I need to train a keras model against predictions made from another model. The predictions are connected to some CPU heavy code, so I would like to parallelize them and have the code run in worker processes. Here is the code I would like to execute:
import numpy as np
from keras.layers import Input, Dense
from keras.models import Model
from keras.optimizers import Adam
def create_model():
input_layer = Input((10,))
dense = Dense(10)(input_layer)
return Model(inputs=input_layer, outputs=dense)
model_outside = create_model()
model_outside.compile(Adam(1e-3), "mse")
def subprocess_routine(weights):
model_inside = create_model()
model_inside.set_weights(weights)
while True:
# lots of CPU
batch = np.random.rand(10, 10)
prediction = model_inside.predict(batch)
yield batch, prediction
weights = model_outside.get_weights()
model_outside.fit_generator(subprocess_routine(weights),
epochs=10,
steps_per_epoch=100,
use_multiprocessing=True,
workers=1)
This produces an error
E tensorflow/core/grappler/clusters/utils.cc:81] Failed to get device properties, error code: 3
I found the above question, the answer is to move keras imports into the subprocess.

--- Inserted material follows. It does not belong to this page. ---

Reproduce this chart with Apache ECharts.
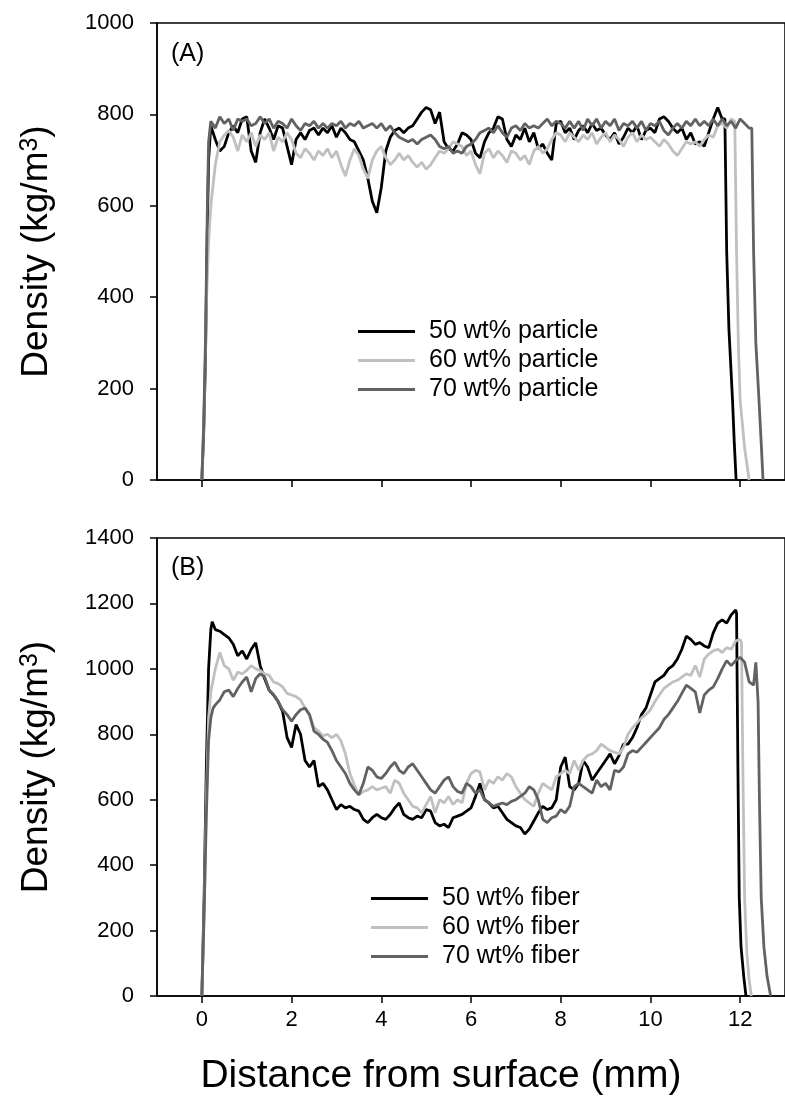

I have added all imports into the subprocess_routine
. But that doesn't change the error. It would probably be necessary to eliminate keras imports altogether from the main process, but in my setup, that would mean huge refactorings.
Keras + multithreading seems to work. In this issue, scroll down to the very last comment: https://github.com/keras-team/keras/issues/5640 In my code, it looks like this:
model_inside = create_model()
model_inside._make_predict_function()
graph = tf.get_default_graph()
def subprocess_routine(model_inside, graph):
while True:
batch = np.random.rand(10, 10)
with graph.as_default():
prediction = model_inside.predict(batch)
yield batch, prediction
model_outside.fit_generator(subprocess_routine(model_inside, graph),
epochs=10,
steps_per_epoch=100,
use_multiprocessing=True,
workers=1)
But the error message is identical.
Since the problem is apparently related to initialization of the subprocesses, I tried to create a new session in each subprocess:
def subprocess_routine(weights):
import keras.backend as K
import tensorflow as tf
sess = tf.Session()
K.set_session(sess)
model_inside = create_model()
model_inside.set_weights(weights)
while True:
batch = np.random.rand(10, 10)
prediction = model_inside.predict(batch)
yield batch, prediction
It produces a variation on the same error message:
E tensorflow/stream_executor/cuda/cuda_driver.cc:1300] could not retrieve CUDA device count: CUDA_ERROR_NOT_INITIALIZED
So again, the initialization seems broken.
How can I run keras both in my main process and subprocesses spawned by multiprocessing ?